#### Exercise input
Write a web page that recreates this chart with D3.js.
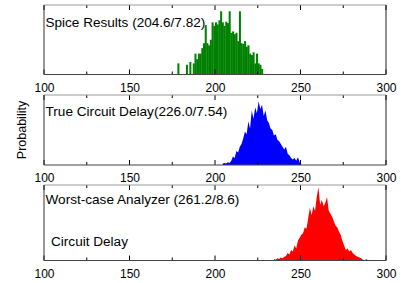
<!DOCTYPE html>
<html>
<head>
<meta charset="utf-8">
<script src="https://cdn.jsdelivr.net/npm/d3@7"></script>
<style>
  body { margin: 0; background: #fff; }
  svg { display: block; font-family: "Liberation Sans", Arial, sans-serif; }
</style>
</head>
<body>
<div id="chart"></div>
<script>
// x axis ticks (delay)
var majorTicks = [100, 150, 200, 250, 300];
var minorTicks = [125, 175, 225, 275];

// Spice results histogram (bin start, 1 unit wide), height in % of panel
var spiceBins = [178,179,180,181,182,183,184,185,186,187,188,189,190,191,192,193,194,195,196,197,198,199,200,201,202,203,204,205,206,207,208,209,210,211,212,213,214,215,216,217,218,219,220,221,222,223,224,225,226,227];
var spiceVals = [16,0,0,0,0,14,0,18,0,16,30,22,30,30,38,45,71,45,42,50,75,70,75,72,78,91,75,70,76,74,91,60,62,58,60,48,91,45,44,48,40,42,30,28,32,16,30,16,14,8];

// True circuit delay
var trueBins = [204,205,206,207,208,209,210,211,212,213,214,215,216,217,218,219,220,221,222,223,224,225,226,227,228,229,230,231,232,233,234,235,236,237,238,239,240,241,242,243,244,245,246,247,248,249,250];
var trueVals = [2,3,2,4,3,6,12,10,20,18,26,30,38,48,44,62,52,78,66,82,74,91,80,86,70,78,64,60,52,50,42,44,36,34,30,26,22,26,16,14,10,8,10,6,11,4,0];

// Worst-case analyzer
var wcBins = [234,235,236,237,238,239,240,241,242,243,244,245,246,247,248,249,250,251,252,253,254,255,256,257,258,259,260,261,262,263,264,265,266,267,268,269,270,271,272,273,274,275,276,277,278,279,280,281,282,283,284,285,286,287,288,289];
var wcVals = [2,1,3,2,4,3,5,6,10,8,14,12,20,16,26,30,34,36,44,42,56,70,60,72,66,84,97,74,80,72,76,84,66,62,58,52,46,44,38,34,26,20,14,16,12,14,10,8,6,5,4,3,1,0,2,0];

var labels = ["Spice Results (204.6/7.82)", "True Circuit Delay(226.0/7.54)", "Worst-case Analyzer (261.2/8.6)"];

var width = 401, height = 283;
var left = 44, right = 386;

var svg = d3.select("#chart").append("svg")
    .attr("width", width)
    .attr("height", height);

var xScale = d3.scaleLinear().domain([100, 300]).range([left, right]);

function wideText(x, y, str, w, size) {
    var t = svg.append("text")
        .attr("font-size", size)
        .text(str);
    var len = t.node().getComputedTextLength();
    t.attr("transform", "translate(" + x + "," + y + ") scale(" + (w / len) + ",1)");
    return t;
}

// panel boxes: top, bottom
var panels = [
    {top: 5, bottom: 74.5, bins: spiceBins, vals: spiceVals, color: "#008000", type: "bar", label: labels[0], ly: 27, lw: 160},
    {top: 95, bottom: 165, bins: trueBins, vals: trueVals, color: "#0000ff", type: "area", label: labels[1], ly: 116, lw: 182},
    {top: 185, bottom: 260.5, bins: wcBins, vals: wcVals, color: "#ff0000", type: "area", label: labels[2], ly: 204, lw: 194}
];

panels.forEach(function(p, idx) {
    var yScale = d3.scaleLinear().domain([0, 100]).range([p.bottom, p.top]);
    var g = svg.append("g").attr("class", "panel" + idx);
    var data = p.bins.map(function(b, i) { return {x: b, y: p.vals[i]}; });

    if (p.type === "bar") {
        g.selectAll("rect.bar").data(data).enter().append("rect")
            .attr("class", "bar")
            .attr("x", function(d) { return xScale(d.x); })
            .attr("y", function(d) { return yScale(d.y); })
            .attr("width", xScale(101) - xScale(100) + 0.3)
            .attr("height", function(d) { return yScale(0) - yScale(d.y); })
            .attr("fill", p.color);
    } else {
        var area = d3.area()
            .x(function(d) { return xScale(d.x + 0.5); })
            .y0(yScale(0))
            .y1(function(d) { return yScale(d.y); })
            .curve(d3.curveLinear);
        g.append("path").datum(data)
            .attr("d", area)
            .attr("fill", p.color)
            .attr("stroke", "none");
    }

    // bottom axis with labels
    var axB = g.append("g").attr("transform", "translate(0," + p.bottom + ")")
        .call(d3.axisBottom(xScale).tickValues(majorTicks).tickSize(0).tickPadding(8.5).tickFormat(d3.format("d")));
    axB.select(".domain").remove();
    axB.selectAll("text").attr("font-size", 12).attr("fill", "#000").attr("font-family", "Liberation Sans, Arial, sans-serif");

    // inward ticks top and bottom
    var tk = majorTicks.map(function(t) { return {v: t, len: 5}; })
        .concat(minorTicks.map(function(t) { return {v: t, len: 3}; }));
    g.selectAll("line.tb").data(tk).enter().append("line")
        .attr("class", "tb")
        .attr("x1", function(d) { return xScale(d.v); })
        .attr("x2", function(d) { return xScale(d.v); })
        .attr("y1", p.bottom)
        .attr("y2", function(d) { return p.bottom - d.len; })
        .attr("stroke", "#000");
    g.selectAll("line.tt").data(tk).enter().append("line")
        .attr("class", "tt")
        .attr("x1", function(d) { return xScale(d.v); })
        .attr("x2", function(d) { return xScale(d.v); })
        .attr("y1", p.top)
        .attr("y2", function(d) { return p.top + d.len; })
        .attr("stroke", "#000");

    // frame
    g.append("line").attr("x1", left).attr("x2", right).attr("y1", p.top).attr("y2", p.top).attr("stroke", "#999");
    g.append("line").attr("x1", left).attr("x2", right).attr("y1", p.bottom).attr("y2", p.bottom).attr("stroke", "#444");
    g.append("line").attr("x1", left).attr("x2", left).attr("y1", p.top).attr("y2", p.bottom).attr("stroke", "#333");
    g.append("line").attr("x1", right).attr("x2", right).attr("y1", p.top).attr("y2", p.bottom).attr("stroke", "#222");

    wideText(left + 1.5, p.ly, p.label, p.lw, 12.5);
});

wideText(51, 246, "Circuit Delay", 77, 12.5);

svg.append("text")
    .attr("transform", "translate(26,130) rotate(-90)")
    .attr("text-anchor", "middle")
    .attr("font-size", 12.5)
    .text("Probability");
</script>
</body>
</html>
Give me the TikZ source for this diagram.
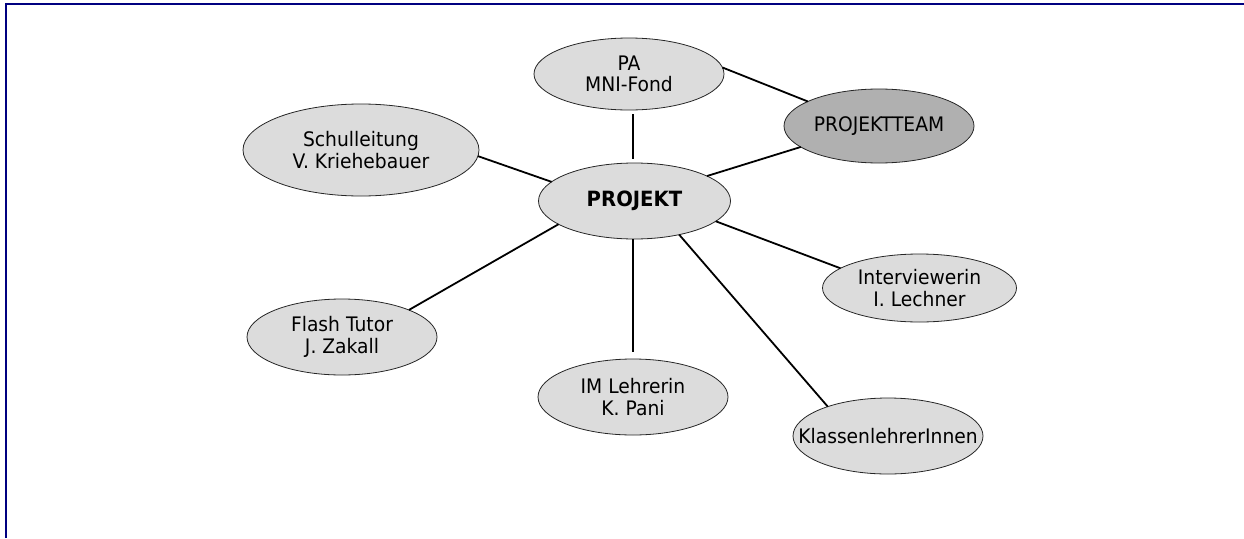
\documentclass[tikz,border=0pt]{standalone}
\usepackage{fontspec}
\setmainfont{DejaVu Sans}[FakeStretch=0.935]
\usetikzlibrary{shapes.geometric}
\definecolor{framenavy}{HTML}{000080}
\definecolor{ellgray}{HTML}{DCDCDC}
\definecolor{teamgray}{HTML}{B0B0B0}
\tikzset{
  ell/.style={ellipse, draw=black!85, line width=0.8pt, fill=ellgray, inner sep=0pt, outer sep=0pt},
  txt/.style={align=center, inner sep=0pt, font=\fontsize{20}{21.5}\selectfont},
  conn/.style={line width=1.8pt, black}
}
\begin{document}
\begin{tikzpicture}[x=1pt, y=-1pt]
\useasboundingbox (0,0) rectangle (1244,538);
% frame
\draw[framenavy, line width=2pt] (5.8,538) -- (5.8,4) -- (1244,4);
% ellipses
\node[ell, minimum width=190pt, minimum height=72pt] (pa) at (629,74) {};
\node[ell, fill=teamgray, minimum width=190pt, minimum height=74pt] (team) at (879,126) {};
\node[ell, minimum width=236pt, minimum height=92pt] (schul) at (361,150) {};
\node[ell, minimum width=192pt, minimum height=76pt] (proj) at (634.5,201) {};
\node[ell, minimum width=190pt, minimum height=76pt] (flash) at (342,337) {};
\node[ell, minimum width=190pt, minimum height=76pt] (im) at (633,397) {};
\node[ell, minimum width=194pt, minimum height=68pt] (inter) at (919.5,288) {};
\node[ell, minimum width=190pt, minimum height=76pt] (klass) at (888,436) {};
% texts
\node[txt] (paT) at (pa) {PA\\MNI-Fond};
\node[txt] (teamT) at (team) {PROJEKTTEAM};
\node[txt] (schulT) at (schul) {Schulleitung\\V. Kriehebauer};
\node[txt, font=\fontsize{21}{21.5}\selectfont\bfseries] (projT) at (proj) {PROJEKT};
\node[txt] (flashT) at (flash) {Flash Tutor\\J. Zakall};
\node[txt] (imT) at (im) {IM Lehrerin\\K. Pani};
\node[txt] (interT) at (inter) {Interviewerin\\I. Lechner};
\node[txt] (klassT) at (klass) {KlassenlehrerInnen};
% connectors
\draw[conn, shorten <=4pt, shorten >=4pt] (pa.south -| im.north) -- (proj.north -| im.north);
\draw[conn] (pa.4) -- (team.161);
\draw[conn] (proj.19) -- (team.195);
\draw[conn] (schul.-3) -- (proj.167);
\draw[conn] (proj.197) -- (flash.22);
\draw[conn, shorten >=7pt] (proj.south -| im.north) -- (im.north);
\draw[conn] (proj.-14) -- (inter.166);
\draw[conn] (proj.-37) -- (klass.154);
\end{tikzpicture}
\end{document}
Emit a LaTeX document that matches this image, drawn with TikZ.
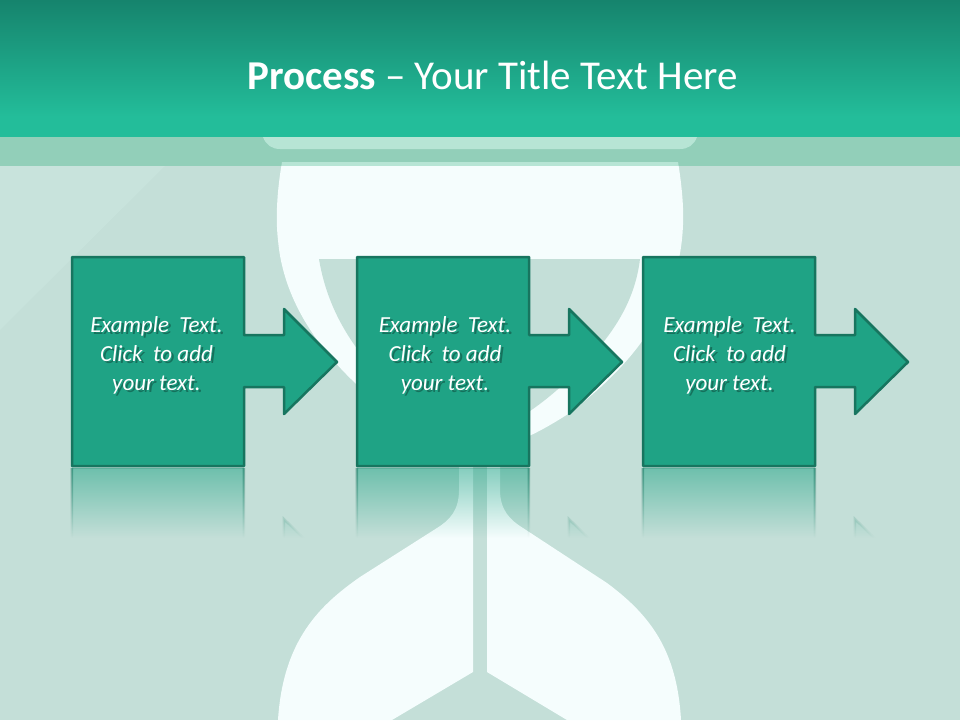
\documentclass[tikz,border=0pt]{standalone}
\usepackage{fontspec}
\setmainfont{Carlito}
\usetikzlibrary{fadings}
\definecolor{hourwhite}{HTML}{F5FDFD}
\definecolor{backcol}{HTML}{C4DFD8}
\definecolor{backlight}{HTML}{C8E3DC}
\definecolor{headtop}{HTML}{16846D}
\definecolor{headbot}{HTML}{23BD9A}
\definecolor{bandcol}{RGB}{0,160,96}
\definecolor{stepfill}{HTML}{1FA385}
\definecolor{stepline}{HTML}{17755F}
\pgfdeclareverticalshading{mirrorshade}{100bp}{color(0bp)=(pgftransparent!100); color(58bp)=(pgftransparent!100); color(75bp)=(pgftransparent!46); color(100bp)=(pgftransparent!46)}
\pgfdeclarefading{mirrorfade}{\pgfuseshading{mirrorshade}}
\tikzset{
  stepshape/.style={draw=stepline,fill=stepfill,line width=2.5pt,line join=round},
  steptext/.style={align=center,font=\fontsize{23}{29}\selectfont\itshape,inner sep=0pt,text=#1},
  mirrorshape/.style={draw=stepline,fill=stepfill,line width=2.5pt,path fading=mirrorfade}
}
\newcommand*{\steppath}[1]{(#1,257) -- ++(172,0) -- ++(0,78) -- ++(40,0) -- ++(0,-26) -- ++(53,53) -- ++(-53,52) -- ++(0,-27) -- ++(-40,0) -- ++(0,79) -- ++(-172,0) -- cycle}
\newcommand*{\stepwords}{Example\ \ Text.\\Click\ \ to add\\your text.}

\begin{document}
\begin{tikzpicture}[x=1pt,y=-1pt]
\useasboundingbox (0,0) rectangle (960,720);
\fill[backcol] (0,0) rectangle (960,720);
\fill[backlight] (0,166) -- (165,166) -- (0,330) -- cycle;

% hourglass
\fill[hourwhite] (282,162) .. controls (278,185) and (275,215) .. (278,240)
  .. controls (283,300) and (320,360) .. (392,414)
  .. controls (420,432) and (445,445) .. (480,452)
  .. controls (515,445) and (540,432) .. (568,414)
  .. controls (640,360) and (680,300) .. (683,225)
  .. controls (684,205) and (681,180) .. (678,162) -- cycle;
\fill[backcol] (319,259) -- (640,259) .. controls (635,300) and (615,330) .. (590,358)
  .. controls (560,390) and (520,425) .. (480,435)
  .. controls (430,425) and (395,395) .. (370,365)
  .. controls (340,330) and (325,295) .. (319,259) -- cycle;
\fill[hourwhite] (459,460) -- (459,490) .. controls (459,510) and (450,520) .. (437,528)
  -- (360,577) .. controls (320,605) and (283,640) .. (278,720)
  -- (392,720) -- (473,672) -- (473,460) -- cycle;
\fill[hourwhite] (500,460) -- (500,490) .. controls (500,510) and (510,520) .. (523,528)
  -- (607,583) .. controls (650,615) and (677,650) .. (681,720)
  -- (567,720) -- (487,672) -- (487,460) -- cycle;

% top band
\fill[hourwhite] (263,130) -- (263,137) .. controls (266,145) and (272,149) .. (280,149)
  -- (680,149) .. controls (688,149) and (694,145) .. (697,137) -- (697,130) -- cycle;
\fill[bandcol,opacity=.25] (0,137) rectangle (960,166);
\shade[top color=headtop,bottom color=headbot] (0,0) rectangle (960,117);
\fill[headbot] (0,116) rectangle (960,137);
\node[font=\fontsize{41}{48}\selectfont,text=white,inner sep=0pt] (title) at (492.5,75) {\textbf{Process} – Your Title Text Here};

% steps
\foreach \x/\tx/\n in {72/156.5/one,357/445/two,643/729.5/three}{
  \begin{scope}
    \clip (\x-2,468) rectangle (\x+270,540);
    \begin{scope}[shift={(0,933)},yscale=-1]
      \path[mirrorshape] \steppath{\x};
    \end{scope}
  \end{scope}
  \draw[stepshape] \steppath{\x};
  \node[steptext=black,opacity=.3] (shadow\n) at (\tx+2.5,357.5) {\stepwords};
  \node[steptext=white] (text\n) at (\tx,355) {\stepwords};
}
\end{tikzpicture}
\end{document}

#### Requirements
Repeat the lines exactly as they stand, from the opening line of the data through the line with "var minorTicks = [125, 175, 225, 275];". Pictures stay out of the copy.

#### The response
Write a web page that recreates this chart with D3.js.
<!DOCTYPE html>
<html>
<head>
<meta charset="utf-8">
<script src="https://cdn.jsdelivr.net/npm/d3@7"></script>
<style>
  body { margin: 0; background: #fff; }
  svg { display: block; font-family: "Liberation Sans", Arial, sans-serif; }
</style>
</head>
<body>
<div id="chart"></div>
<script>
// x axis ticks (delay)
var majorTicks = [100, 150, 200, 250, 300];
var minorTicks = [125, 175, 225, 275];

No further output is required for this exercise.